The Allow: field is a non-standard extension, and any support for explicit wildcards in Disallow would be a non-standard extension. If you use these, you have no right to expect that a (legitimate) web crawler will understand them.
This is not a matter of crawlers being "smart" or "dumb": it is all about standards compliance and interoperability. For example, any web crawler that did "smart" things with explicit wildcard characters in a "Disallow:" would be bad for (hypothetical) robots.txt files where those characters were intended to be interpreted literally.
As Paul said a lot of robots.txt interpreters are not too bright and might not interpret wild-cards in the path as you intend to use them.
That said, some crawlers try to skip dynamic pages on their own, worrying they might get caught in infinite loops on links with varying urls. I am assuming you are asking this question because you face a courageous crawler who is trying hard to access those dynamic paths.

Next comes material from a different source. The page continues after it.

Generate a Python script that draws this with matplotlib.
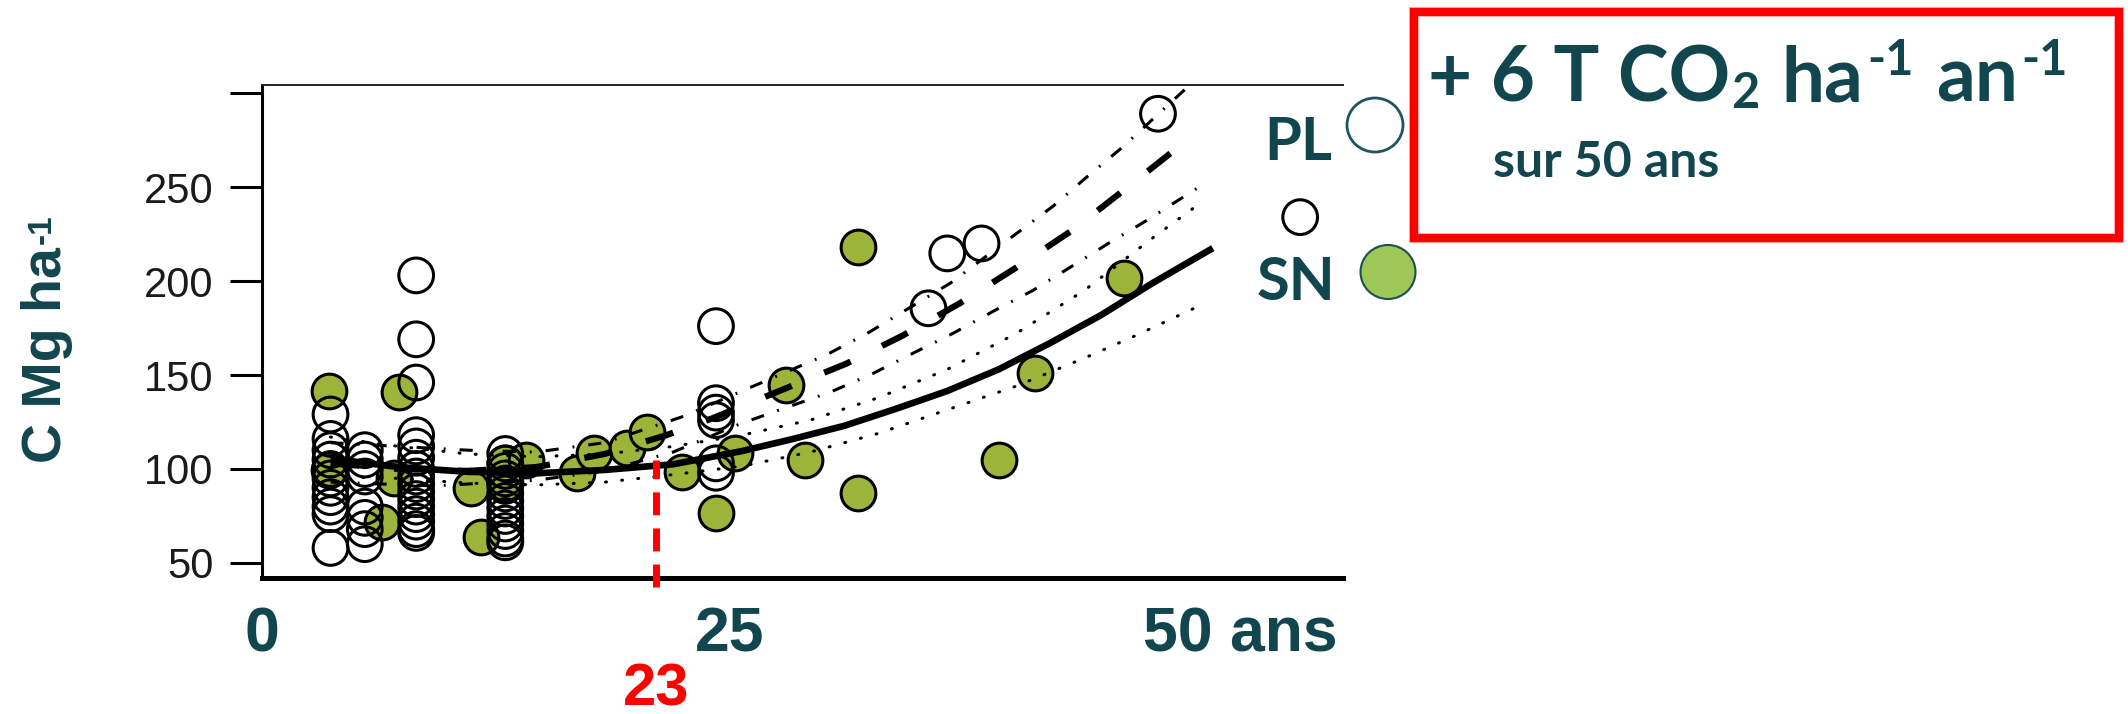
import matplotlib
matplotlib.use("Agg")
import matplotlib.pyplot as plt
from matplotlib.patches import Rectangle, Ellipse
from matplotlib.transforms import ScaledTranslation, blended_transform_factory

TEAL = '#11464f'
OLIVE = '#9db43a'

# plantations (PL): open circles, age (ans) / carbone (Mg/ha)
pl_age = [4] * 11 + [6] * 8 + [9] * 16 + [14.2] * 13 + [26.5] * 6 + [38.9, 40.0, 42.0, 52.3, 60.6]
pl_c = [129, 116, 110, 105, 100, 95, 90, 85, 80, 76, 58,
        110, 105, 100, 96, 80, 74, 68, 60,
        203, 169, 146, 118, 112, 106, 100, 96, 92, 88, 84, 80, 76, 72, 68, 66,
        108, 103, 99, 95, 91, 87, 83, 79, 75, 71, 67, 63, 61,
        176, 135, 130, 126, 103, 98,
        185.5, 214.7, 220, 289, 234]

# successions naturelles (SN): filled circles
sn_age = [3.9, 3.9, 7.0, 8.0, 7.7, 12.8, 12.2, 14.2, 15.4, 14.2, 18.4, 19.4, 21.3, 22.5,
          24.5, 26.5, 27.6, 30.6, 31.7, 34.8, 34.8, 43.0, 45.1, 50.3]
sn_c = [141.6, 99.5, 72, 141, 95, 64, 89.7, 103, 104.8, 92.5, 97.7, 108.3, 111, 119.8,
        98.6, 76.4, 108.3, 144.7, 104.8, 218.2, 87, 104.8, 150.9, 201.4]

# fitted curves and their bands
sn_fit_age = [4, 8, 12, 16, 20, 24, 28, 31, 34, 37, 40, 43, 46, 49, 52, 55.5]
sn_fit = [105.5, 101, 98.5, 97.7, 99.5, 102.5, 109.5, 116, 123, 132, 141.5, 153, 167, 182, 199, 217.5]
sn_hi_age = [4, 8, 12, 16, 20, 24, 28, 32, 36, 40, 44, 48, 52, 55]
sn_hi = [117, 112, 108, 106.5, 108, 112, 118, 126, 138, 153, 172, 195, 223, 243]
sn_lo_age = [4, 8, 12, 16, 20, 24, 28, 32, 36, 40, 44, 48, 51, 55]
sn_lo = [96, 95, 92.5, 91.5, 93, 97, 101.5, 109, 119, 131.5, 144, 159, 171, 188]

pl_fit_age = [4, 8, 12, 16, 20, 23.6, 26.3, 30.6, 34.1, 37.4, 40.7, 44, 47.3, 50.4, 54]
pl_fit = [103, 100, 99, 101, 108, 118, 127, 143, 156, 171, 188, 207, 227, 249, 275]
pl_hi_age = [4, 8, 12, 16, 20, 24.6, 27.9, 33, 35.3, 40.2, 44, 46.2, 48.1, 50.2, 54, 55]
pl_hi = [114, 112, 110, 109, 114, 128, 141, 161, 172, 199, 225, 240, 255, 271, 303, 311]
pl_lo_age = [4, 10, 16, 20, 24, 27.9, 33.2, 35.7, 38, 40.3, 42.7, 45, 47.3, 49.4, 51.6, 55.2]
pl_lo = [93, 91, 94, 99, 109, 124, 141, 151, 161.6, 172, 184, 195, 208, 220, 232, 253]

mark_age = 23
mark_c = 105

yticks = [50, 100, 150, 200, 250, 300]
ylabels = ['50', '100', '150', '200', '250', '']
xticks = [0, 25, 50]
xlabels = ['0', '25', '50 ans']

fig = plt.figure(figsize=(21.28, 7.14), dpi=100)
fig.patch.set_facecolor('white')

ax = fig.add_axes([262 / 2128, 136 / 714, 1081 / 2128, 493 / 714])
ax.patch.set_visible(False)
ax.set_xlim(0, 63.1)
ax.set_ylim(42, 304.3)

# overlay in pixel units for the legend and the callout box
ov = fig.add_axes([0, 0, 1, 1], zorder=5)
ov.set_xlim(0, 2128)
ov.set_ylim(714, 0)
ov.axis('off')
ov.patch.set_visible(False)

ax.scatter(sn_age, sn_c, s=625, c=OLIVE, edgecolors='black', linewidths=2.2, zorder=3)
ax.scatter(pl_age, pl_c, s=625, facecolors='none', edgecolors='black', linewidths=2.2, zorder=4)

ax.plot(sn_hi_age, sn_hi, color='black', lw=2.2, dashes=(0.3, 5), dash_capstyle='round', zorder=5)
ax.plot(sn_lo_age, sn_lo, color='black', lw=2.2, dashes=(0.3, 5), dash_capstyle='round', zorder=5)
ax.plot(pl_hi_age, pl_hi, color='black', lw=2.2, dashes=(4.3, 4.6, 0.6, 4.6), zorder=5)
ax.plot(pl_lo_age, pl_lo, color='black', lw=2.2, dashes=(4.3, 4.6, 0.6, 4.6), zorder=5)
ax.plot(pl_fit_age, pl_fit, color='black', lw=4.5, dashes=(4.6, 5.6), zorder=6)
ax.plot(sn_fit_age, sn_fit, color='black', lw=4.8, solid_capstyle='butt', zorder=6)

# repère à 23 ans
ax.plot([mark_age, mark_age], [37, mark_c], color='red', lw=5, dashes=(3.3, 1.9),
        clip_on=False, zorder=7)
bt = blended_transform_factory(ax.transData, ax.transAxes)
ax.text(mark_age, -0.258, str(mark_age), transform=bt, ha='center', va='baseline',
        color='red', fontsize=43, fontweight='bold', family='Liberation Sans')

ax.spines['right'].set_visible(False)
ax.spines['top'].set_linewidth(1.4)
ax.spines['top'].set_color('#222222')
ax.spines['left'].set_linewidth(2.2)
ax.spines['bottom'].set_linewidth(3.6)

ax.set_yticks(yticks)
ax.set_yticklabels(ylabels, family='Liberation Sans', fontsize=30, color='#1a1a1a')
ax.tick_params(axis='y', direction='out', length=23, width=2.2, pad=12)
ax.set_xticks([])

# x labels, shifted the way they sit under the axis
shifts = [0, 5, 24]
aligns = ['center', 'left', 'left']
for pos, lab, dx, ha in zip(xticks, xlabels, shifts, aligns):
    tr = bt + ScaledTranslation(dx / 100, 0, fig.dpi_scale_trans)
    ax.text(pos, -0.150, lab, transform=tr, ha=ha, va='baseline', color=TEAL,
            fontsize=45, fontweight='bold', family='Liberation Sans')

renderer = fig.canvas.get_renderer()

# y label: "C Mg ha" with a raised "-1", read bottom to top
yl = ov.text(47, 463, 'C Mg ha', rotation=90, ha='center', va='bottom',
             family='Liberation Sans', fontweight='bold', fontsize=40, color=TEAL)
h = yl.get_window_extent(renderer).height
ov.text(42, 463 - h - 3, '-1', rotation=90, ha='center', va='bottom',
        family='Liberation Sans', fontweight='bold', fontsize=24, color=TEAL)

# legend
ov.text(1332, 160, 'PL', ha='right', va='baseline', family='Lato', fontweight='bold',
        fontsize=43, color=TEAL)
ov.add_patch(Ellipse((1375, 125), 56, 54, facecolor='white', edgecolor='#1d5560', lw=2))
ov.text(1335, 300, 'SN', ha='right', va='baseline', family='Lato', fontweight='bold',
        fontsize=43, color=TEAL)
ov.add_patch(Ellipse((1388, 272), 55, 54, facecolor='#9ec75a', edgecolor='#1f4e4f', lw=1.5))

# callout box
ov.add_patch(Rectangle((1413.5, 11.5), 705.5, 226.5, facecolor='white', edgecolor='#ff0000',
                       lw=5.8, zorder=2))
for d, a in [(-4, 0.35), (4, 0.3)]:
    ov.add_patch(Rectangle((1413.5 + d, 11.5 + d), 705.5 - 2 * d, 226.5 - 2 * d, fill=False,
                           edgecolor='#ff0000', lw=1.5, alpha=a, zorder=2))

# "+ 6 T CO2 ha-1 an-1": pieces (text, size, raise in px, gap before in px)
pieces = [('+ 6 T CO', 55, 0, 0), ('2', 35, -6, 1), ('ha', 55, 0, 22),
          ('-1', 35, 27, 4), ('an', 55, 0, 22), ('-1', 35, 27, 4)]
x = 1428
for s, size, dy, gap in pieces:
    x += gap
    t = ov.text(x, 102 - dy, s, ha='left', va='baseline', family='Lato', fontweight='bold',
                fontsize=size, color=TEAL, zorder=3)
    x += t.get_window_extent(renderer).width

ov.text(1493, 177, 'sur 50 ans', ha='left', va='baseline', family='Lato', fontweight='bold',
        fontsize=36, color=TEAL, zorder=3)

fig.savefig('out.png', dpi=100)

If you have issues with specific crawlers, you can try to investigate specifically how that crawler works by searching its robots.txt capacity and specifying a specific robots.txt section for it.
If you generally just want to disallow such access to your dynamic pages, you might want to rethink your robots.txt design.
More often than not, dynamic parameter handling "pages" are under a specific directory or a specific set of directories. This is why it is normally very simple to simply Disallow: /cgi-bin or /app and be done with it.
In your case you seem to have mapped the root to an area that handles parameters. You might want to reverse the logic of robots.txt and say something like:
User-agent: *
Allow: /index.html
Allow: /offices
Allow: /static
Disallow: /
This way your Allow list will override your Disallow list by adding specifically what crawlers should index. Note not all crawlers are created equal and you may want to refine that robots.txt at a later time adding a specific section for any crawler that still misbehaves.